Allen’s balance and ability to bounce off tacklers is really impressive. Add on the fact that he seemingly improves week over week, and it appears the Badgers have a good one. He did a much better job of preparing for contact with two hands after fumbling twice against Purdue, which highlights coachability and a desire to get better at a young age.
Allen’s emergence definitely coincides with improved play along the offensive line for the Badgers as well. The big guys up front were able to open up some running lanes, and also did a much better job of keeping Graham Mertz upright. Mertz had a fairly clean pocket all day long, even with starting left guard Josh Seltzner out.
The offense is far from a masterpiece at this point, but Wisconsin’s ability to lean on what the offensive line does best (RUN THE DAMN BALL) and their 238-pound freshman ball carrier seem to be a winning recipe of late.
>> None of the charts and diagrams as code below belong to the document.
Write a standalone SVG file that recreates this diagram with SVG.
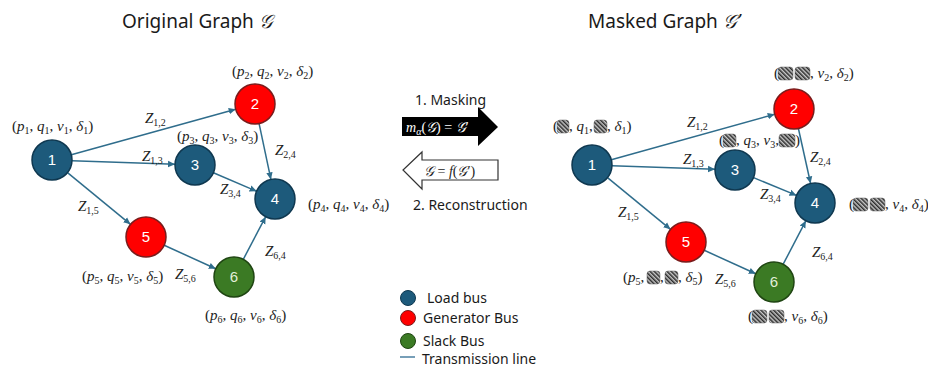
<svg xmlns="http://www.w3.org/2000/svg" width="928" height="367" viewBox="0 0 928 367">
<style>
.title{font-family:"Noto Sans","Liberation Sans",sans-serif;font-size:19px;fill:#1a1a1a}
.scr{font-family:"DejaVu Serif","DejaVu Sans",serif;font-style:italic}
.m{font-family:"Liberation Serif","DejaVu Serif",serif;font-size:15px;fill:#222}
.i{font-style:italic}
.s{font-size:10px;baseline-shift:-3px;font-style:normal}
.z{font-family:"Liberation Serif","DejaVu Serif",serif;font-size:15px;font-style:italic;fill:#222}
.zs{font-size:10px;baseline-shift:-3px;font-style:normal}
.load{fill:#1d5a7b;stroke:#0f3850;stroke-width:1.5}
.gen{fill:#ff0000;stroke:#7a1c1c;stroke-width:1.5}
.slack{fill:#3b7a24;stroke:#1f4512;stroke-width:1.5}
.num{font-family:"Liberation Sans",Arial,sans-serif;font-size:15px;fill:#fff;text-anchor:middle}
.edge{stroke:#2f6d8c;stroke-width:1.5;fill:none;marker-end:url(#ah)}
.lab{font-family:"Noto Sans","Liberation Sans",sans-serif;font-size:14px;fill:#1a1a1a}
.hb{fill:url(#hatch);stroke:#666;stroke-width:0.5}
</style>
<defs>
<marker id="ah" markerWidth="8" markerHeight="8" refX="7" refY="4" orient="auto" markerUnits="userSpaceOnUse">
<path d="M0,0.8 L7,4 L0,7.2 Z" fill="#2f6d8c"/>
</marker>
<pattern id="hatch" patternUnits="userSpaceOnUse" width="3" height="3" patternTransform="rotate(-45)">
<rect width="3" height="3" fill="#c8c8c8"/>
<rect width="1.5" height="3" fill="#2a2a2a"/>
</pattern>
</defs>
<rect width="928" height="367" fill="#fff"/>

<text class="title" x="122" y="28">Original Graph <tspan class="scr">𝒢</tspan></text>
<text class="title" x="588" y="28">Masked Graph <tspan class="scr">𝒢’</tspan></text>

<g id="connectors-left">
<line class="edge" x1="71.3" y1="154.7" x2="235.7" y2="109.3"/>
<line class="edge" x1="72" y1="160.7" x2="175" y2="164.3"/>
<line class="edge" x1="67.5" y1="172.7" x2="130.5" y2="224.3"/>
<line class="edge" x1="259.1" y1="123.6" x2="270.9" y2="179.4"/>
<line class="edge" x1="213.4" y1="172.8" x2="256.6" y2="191.2"/>
<line class="edge" x1="164.2" y1="245.3" x2="215.8" y2="268.7"/>
<line class="edge" x1="243.3" y1="259.3" x2="265.7" y2="216.7"/>
</g>
<g id="connectors-right">
<line class="edge" x1="611.3" y1="159.7" x2="774.7" y2="114.3"/>
<line class="edge" x1="612" y1="165.7" x2="715" y2="169.3"/>
<line class="edge" x1="607.5" y1="177.7" x2="670.5" y2="229.3"/>
<line class="edge" x1="798.4" y1="128.5" x2="810.6" y2="183.5"/>
<line class="edge" x1="753.5" y1="177.6" x2="796.5" y2="195.4"/>
<line class="edge" x1="704.2" y1="250.3" x2="755.8" y2="273.7"/>
<line class="edge" x1="783.2" y1="264.2" x2="805.8" y2="220.8"/>
</g>

<g id="edge-labels-left">
<text class="z" x="145" y="123">Z<tspan class="zs">1,2</tspan></text>
<text class="z" x="142" y="161">Z<tspan class="zs">1,3</tspan></text>
<text class="z" x="78" y="211">Z<tspan class="zs">1,5</tspan></text>
<text class="z" x="275" y="155">Z<tspan class="zs">2,4</tspan></text>
<text class="z" x="220" y="194">Z<tspan class="zs">3,4</tspan></text>
<text class="z" x="175" y="279">Z<tspan class="zs">5,6</tspan></text>
<text class="z" x="265" y="256">Z<tspan class="zs">6,4</tspan></text>
</g>
<g id="edge-labels-right">
<text class="z" x="687" y="127">Z<tspan class="zs">1,2</tspan></text>
<text class="z" x="683" y="164">Z<tspan class="zs">1,3</tspan></text>
<text class="z" x="618" y="217">Z<tspan class="zs">1,5</tspan></text>
<text class="z" x="810" y="162">Z<tspan class="zs">2,4</tspan></text>
<text class="z" x="760" y="199">Z<tspan class="zs">3,4</tspan></text>
<text class="z" x="715" y="284">Z<tspan class="zs">5,6</tspan></text>
<text class="z" x="812" y="257">Z<tspan class="zs">6,4</tspan></text>
</g>

<g id="L-node1"><circle class="load" cx="52" cy="160" r="20"/><text class="num" x="52" y="165">1</text>
<text class="m" x="12" y="131">(<tspan class="i">p</tspan><tspan class="s">1</tspan>, <tspan class="i">q</tspan><tspan class="s">1</tspan>, <tspan class="i">v</tspan><tspan class="s">1</tspan>, <tspan class="i">δ</tspan><tspan class="s">1</tspan>)</text></g>
<g id="L-node2"><circle class="gen" cx="255" cy="104" r="20"/><text class="num" x="255" y="109">2</text>
<text class="m" x="232" y="76">(<tspan class="i">p</tspan><tspan class="s">2</tspan>, <tspan class="i">q</tspan><tspan class="s">2</tspan>, <tspan class="i">v</tspan><tspan class="s">2</tspan>, <tspan class="i">δ</tspan><tspan class="s">2</tspan>)</text></g>
<g id="L-node3"><circle class="load" cx="195" cy="165" r="20"/><text class="num" x="195" y="170">3</text>
<text class="m" x="177" y="141">(<tspan class="i">p</tspan><tspan class="s">3</tspan>, <tspan class="i">q</tspan><tspan class="s">3</tspan>, <tspan class="i">v</tspan><tspan class="s">3</tspan>, <tspan class="i">δ</tspan><tspan class="s">3</tspan>)</text></g>
<g id="L-node4"><circle class="load" cx="275" cy="199" r="20"/><text class="num" x="275" y="204">4</text>
<text class="m" x="308" y="209">(<tspan class="i">p</tspan><tspan class="s">4</tspan>, <tspan class="i">q</tspan><tspan class="s">4</tspan>, <tspan class="i">v</tspan><tspan class="s">4</tspan>, <tspan class="i">δ</tspan><tspan class="s">4</tspan>)</text></g>
<g id="L-node5"><circle class="gen" cx="146" cy="237" r="20"/><text class="num" x="146" y="242">5</text>
<text class="m" x="82" y="281">(<tspan class="i">p</tspan><tspan class="s">5</tspan>, <tspan class="i">q</tspan><tspan class="s">5</tspan>, <tspan class="i">v</tspan><tspan class="s">5</tspan>, <tspan class="i">δ</tspan><tspan class="s">5</tspan>)</text></g>
<g id="L-node6"><circle class="slack" cx="234" cy="277" r="20"/><text class="num" x="234" y="282" style="fill:#e2efd9">6</text>
<text class="m" x="205" y="320">(<tspan class="i">p</tspan><tspan class="s">6</tspan>, <tspan class="i">q</tspan><tspan class="s">6</tspan>, <tspan class="i">v</tspan><tspan class="s">6</tspan>, <tspan class="i">δ</tspan><tspan class="s">6</tspan>)</text></g>

<g id="R-node1"><circle class="load" cx="592" cy="165" r="20"/><text class="num" x="592" y="170">1</text>
<text class="m" x="553" y="131">(</text><rect class="hb" x="557" y="120" width="12" height="13" rx="3"/>
<text class="m" x="569" y="131">, <tspan class="i">q</tspan><tspan class="s">1</tspan>,</text><rect class="hb" x="594" y="120" width="13" height="13" rx="3"/>
<text class="m" x="607" y="131">, <tspan class="i">δ</tspan><tspan class="s">1</tspan>)</text></g>
<g id="R-node2"><circle class="gen" cx="794" cy="109" r="20"/><text class="num" x="794" y="114">2</text>
<text class="m" x="774" y="78">(</text><rect class="hb" x="778" y="67" width="15" height="13" rx="3"/><rect class="hb" x="795" y="67" width="15" height="13" rx="3"/>
<text class="m" x="810" y="78">, <tspan class="i">v</tspan><tspan class="s">2</tspan>, <tspan class="i">δ</tspan><tspan class="s">2</tspan>)</text></g>
<g id="R-node3"><circle class="load" cx="735" cy="170" r="20"/><text class="num" x="735" y="175">3</text>
<text class="m" x="719" y="145">(</text><rect class="hb" x="723" y="134" width="13" height="13" rx="3"/>
<text class="m" x="736" y="145">, <tspan class="i">q</tspan><tspan class="s">3</tspan>, <tspan class="i">v</tspan><tspan class="s">3</tspan>,</text><rect class="hb" x="779" y="134" width="16" height="13" rx="3"/>
<text class="m" x="795" y="145">)</text></g>
<g id="R-node4"><circle class="load" cx="815" cy="203" r="20"/><text class="num" x="815" y="208">4</text>
<text class="m" x="849" y="209">(</text><rect class="hb" x="853" y="198" width="15" height="13" rx="3"/><rect class="hb" x="870" y="198" width="15" height="13" rx="3"/>
<text class="m" x="885" y="209">, <tspan class="i">v</tspan><tspan class="s">4</tspan>, <tspan class="i">δ</tspan><tspan class="s">4</tspan>)</text></g>
<g id="R-node5"><circle class="gen" cx="686" cy="242" r="20"/><text class="num" x="686" y="247">5</text>
<text class="m" x="623" y="282">(<tspan class="i">p</tspan><tspan class="s">5</tspan>,</text><rect class="hb" x="647" y="271" width="13" height="13" rx="3"/>
<text class="m" x="660" y="282">,</text><rect class="hb" x="665" y="271" width="13" height="13" rx="3"/>
<text class="m" x="678" y="282">, <tspan class="i">δ</tspan><tspan class="s">5</tspan>)</text></g>
<g id="R-node6"><circle class="slack" cx="774" cy="282" r="20"/><text class="num" x="774" y="287" style="fill:#e2efd9">6</text>
<text class="m" x="748" y="321">(</text><rect class="hb" x="752" y="310" width="15" height="13" rx="3"/><rect class="hb" x="769" y="310" width="15" height="13" rx="3"/>
<text class="m" x="784" y="321">, <tspan class="i">v</tspan><tspan class="s">6</tspan>, <tspan class="i">δ</tspan><tspan class="s">6</tspan>)</text></g>

<g id="masking">
<text class="lab" x="415" y="105">1. Masking</text>
<path d="M402,117 L478,117 L478,107 L498,127 L478,146 L478,136 L402,136 Z" fill="#000"/>
<text class="m" x="406" y="132" style="fill:#fff;font-size:14px"><tspan class="i">m</tspan><tspan class="s" style="font-style:italic">α</tspan>(<tspan class="scr">𝒢</tspan>) = <tspan class="scr">𝒢</tspan>′</text>
</g>
<g id="reconstruction">
<path d="M498,160 L422,160 L422,152 L403,170 L422,189 L422,180 L498,180 Z" fill="#fff" stroke="#333" stroke-width="1.2"/>
<text class="m" x="424" y="176" style="font-size:14px"><tspan class="scr">𝒢</tspan> = <tspan class="i">f</tspan>(<tspan class="scr">𝒢</tspan>′)</text>
<text class="lab" x="413" y="210">2. Reconstruction</text>
</g>

<g id="legend">
<circle cx="408" cy="298" r="7.5" fill="#1d5a7b" stroke="#0f3850"/>
<text class="lab" x="427" y="303">Load bus</text>
<circle cx="408" cy="318" r="7.5" fill="#ff0000" stroke="#7a1c1c"/>
<text class="lab" x="423" y="323">Generator Bus</text>
<circle cx="408" cy="341" r="7.5" fill="#3b7a24" stroke="#1f4512"/>
<text class="lab" x="423" y="346">Slack Bus</text>
<line x1="400" y1="357" x2="415" y2="357" stroke="#4a7fa0" stroke-width="1.5"/>
<text class="lab" x="422" y="364">Transmission line</text>
</g>
</svg>
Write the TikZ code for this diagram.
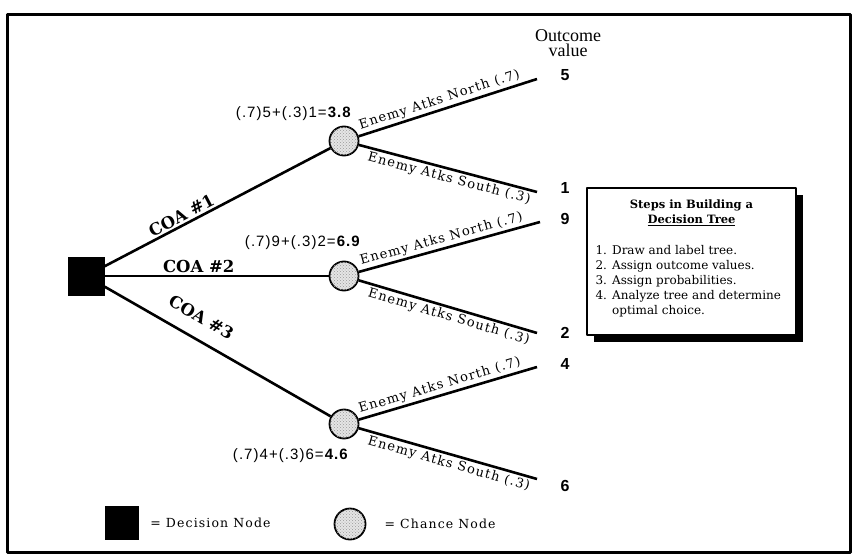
\documentclass[tikz,border=0pt]{standalone}
\usepackage{fontspec}
\setmainfont{DejaVu Serif}
\newfontfamily\atkfont[LetterSpace=9]{DejaVu Serif}
\newfontfamily\sansnum[LetterSpace=7]{Liberation Sans}
\newfontfamily\headfont{Liberation Serif}
\usetikzlibrary{positioning,shadows,patterns}
\tikzset{
  decision/.style={fill=black, minimum width=37pt, minimum height=39pt, inner sep=0pt},
  chance/.style={circle, draw, line width=1.8pt, fill=gray!20, minimum size=29pt, inner sep=0pt,
    postaction={pattern=crosshatch dots, pattern color=gray!80}},
  branch/.style={line width=2.6pt},
  coalabel/.style={font=\fontsize{16.5}{18}\selectfont\bfseries, sloped, above, inner sep=2pt},
  atklabel/.style={font=\atkfont\fontsize{13}{14}\selectfont, sloped, inner sep=2pt},
  evlabel/.style={font=\sansnum\fontsize{15}{17}\selectfont, inner sep=0pt},
  outcome/.style={font=\sansnum\bfseries\fontsize{16}{18}\selectfont},
  legendtext/.style={font=\atkfont\fontsize{12.5}{14}\selectfont, inner sep=1pt},
  stepsbox/.style={draw, line width=1.2pt, fill=white, minimum width=209pt, minimum height=147pt,
    drop shadow={shadow xshift=7pt, shadow yshift=-7pt, fill=black, opacity=1}},
}
\begin{document}
\begin{tikzpicture}[x=1pt, y=1pt, line join=round]
\useasboundingbox (0,0) rectangle (856,558);
\def\xc{344} \def\xe{537} % chance nodes / branch ends
\draw[line width=3pt] (7,6) rectangle (850,543);
% nodes
\node[decision] (dec) at (86,282) {};
\node[chance] (c1) at (\xc,417) {};
\node[chance] (c2) at (\xc,282) {};
\node[chance] (c3) at (\xc,134) {};
\coordinate (e5) at (\xe,479);
\coordinate (e1) at (\xe,366);
\coordinate (e9) at (\xe+3,336);
\coordinate (e2) at (\xe,225);
\coordinate (e4) at (\xe,191);
\coordinate (e6) at (\xe,79);
\node[outcome] (o5) at (565,483) {5};
\node[outcome] (o1) at (565,370) {1};
\node[outcome] (o9) at (565,339) {9};
\node[outcome] (o2) at (565,225) {2};
\node[outcome] (o4) at (565,194) {4};
\node[outcome] (o6) at (565,72) {6};
\node[font=\headfont\fontsize{18}{15}\selectfont, align=center, above=6pt of o5, xshift=3pt] (head) {Outcome\\value};
% courses of action
\draw[branch] (dec) -- node[coalabel, pos=0.36] {COA \#1} (c1);
\draw[branch] (dec) -- node[coalabel, pos=0.42] {COA \#2} (c2);
\draw[branch] (dec) -- node[coalabel, pos=0.38, yshift=12pt] {COA \#3} (c3);
% enemy actions
\draw[branch] (c1) -- node[atklabel, above, pos=0.47] {Enemy Atks North (.7)} (e5);
\draw[branch] (c1) -- node[atklabel, below, pos=0.52] {Enemy Atks South (.3)} (e1);
\draw[branch] (c2) -- node[atklabel, above, pos=0.47] {Enemy Atks North (.7)} (e9);
\draw[branch] (c2) -- node[atklabel, below, pos=0.52] {Enemy Atks South (.3)} (e2);
\draw[branch] (c3) -- node[atklabel, above, pos=0.47] {Enemy Atks North (.7)} (e4);
\draw[branch] (c3) -- node[atklabel, below, pos=0.52] {Enemy Atks South (.3)} (e6);
% expected values
\node[evlabel, anchor=south east] (ev1) at ([shift={(8,20)}]c1.center) {(.7)5+(.3)1=\textbf{3.8}};
\node[evlabel, anchor=south east] (ev2) at ([shift={(17,26)}]c2.center) {(.7)9+(.3)2=\textbf{6.9}};
\node[evlabel, anchor=north east] (ev3) at ([shift={(5,-24)}]c3.center) {(.7)4+(.3)6=\textbf{4.6}};
% steps box
\node[stepsbox] (steps) at (691.5,296.5) {};
\node[font=\bfseries\fontsize{11.5}{15}\selectfont, align=center, below=9pt of steps.north] (stepstitle)
  {Steps in Building a\\\underline{Decision Tree}};
\node[font=\fontsize{12}{15}\selectfont, anchor=north west, inner sep=0pt] (steplist)
  at ([xshift=9pt,yshift=-56pt]steps.north west)
  {\begin{tabular}{@{}l@{ }l@{}}
   1.&Draw and label tree.\\
   2.&Assign outcome values.\\
   3.&Assign probabilities.\\
   4.&Analyze tree and determine\\
     &optimal choice.
   \end{tabular}};
% legend
\node[decision, minimum width=34pt, minimum height=34pt] (legdec) at (122,35) {};
\node[legendtext, right=10pt of legdec] (legdectext) {= Decision Node};
\node[chance, minimum size=31pt] (legch) at (350,34) {};
\node[legendtext, right=17pt of legch] (legchtext) {= Chance Node};
\end{tikzpicture}
\end{document}
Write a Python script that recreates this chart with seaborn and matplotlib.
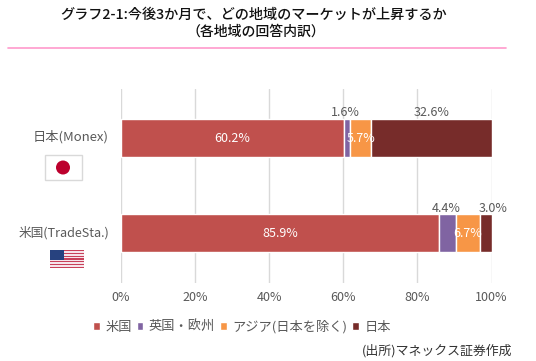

Turnovers and special teams
Through the first four weeks of the season, Iowa and Wisconsin were in very different spots. The Hawkeyes were undefeated, living off turnovers generated by their defense and a sound special teams unit. The Badgers on the other hand lost three of their first four games and were ranked dead last in the country in turnover margin, with multiple egregious errors in special teams as well.
That script was completely flipped on Saturday.
The Badgers were able to take care of the football, while Iowa had three game-changing turnovers.
The first fumble came on an amazing individual effort by Nick Herbig. The edge rusher was able to slip around the right tackle and knock the ball out of the hands of Spencer Petras. The second came on an Ivory Kelly-Martin fumble near their own goal line that was recovered by Noah Burks.
Iowa then had a terrible muffed punt by Max Cooper, their reserve punt returner, that set the Badgers up with great field position at the Hawkeye 18-yard line in the second quarter that pushed the Wisconsin lead to 20-0.
I thought that Dean Engram did a much better job as the primary punt returner for the Badgers yesterday. Another key player that looked better was Graham Mertz. He made some nice throws early in the game and looked very comfortable. Statistically, he was not perfect, and he missed a couple of throws that I’m sure he wishes he could have another chance at, but unlike Petras he did not hurt his team with costly turnovers.
If the Wisconsin defense can continue to be opportunistic on the defensive side of the ball and get to the quarterback like they have been lately, and the offense can limit mistakes, this team will have a great chance of finishing strong this season. On to Rutgers.